In practical terms, NCI looks more appropriate—if at all—as a speculative “satellite” position sized at a level that could go to zero without jeopardizing the investor’s overall financial health, rather than as a core holding.
8. Quick Q&A (FAQ)
Q1. What exactly does NCI do?
→ Neo-Concept International Group Holdings (NCI) is a one-stop apparel solutions company that serves global fashion brands in markets such as the U.S., Canada, and the U.K., offering market trend analysis, design, raw material sourcing, production, quality control, and logistics.
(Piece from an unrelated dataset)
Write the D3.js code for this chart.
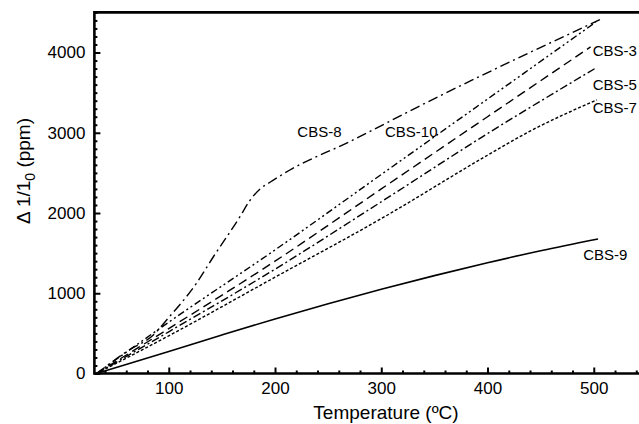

At the same time, it operates its own knitwear brand Les100Ciels, sold through stores in the U.K., online, and a new store in Abu Dhabi.
Q2. Is NCI currently profitable?
→ On a trailing 12-month basis, NCI reports revenue of about US$30.34 million and net income of just over US$1 million, so it is technically profitable. However, given its historically volatile margins and three straight years of significantly negative free cash flow, it would be an overstatement to call NCI a “stable, consistently profitable” company at this stage.
Q3. Has the Nasdaq delisting risk disappeared completely?
→ NCI did face minimum bid price violations in 2024–2025 and required two extensions, but as of July 1, 2025, it has regained compliance and remains listed. That said, as a small cap, if its share price again stays below US$1 for a prolonged period, the same issue could re-emerge.
Q4. What type of investment style does NCI fit?
→ NCI is better suited for aggressive investors willing to tolerate high volatility and to bet on event-driven and valuation re-rating catalysts. For investors prioritizing stable dividends, predictable cash flows, and capital preservation, other stocks are likely to be more appropriate choices.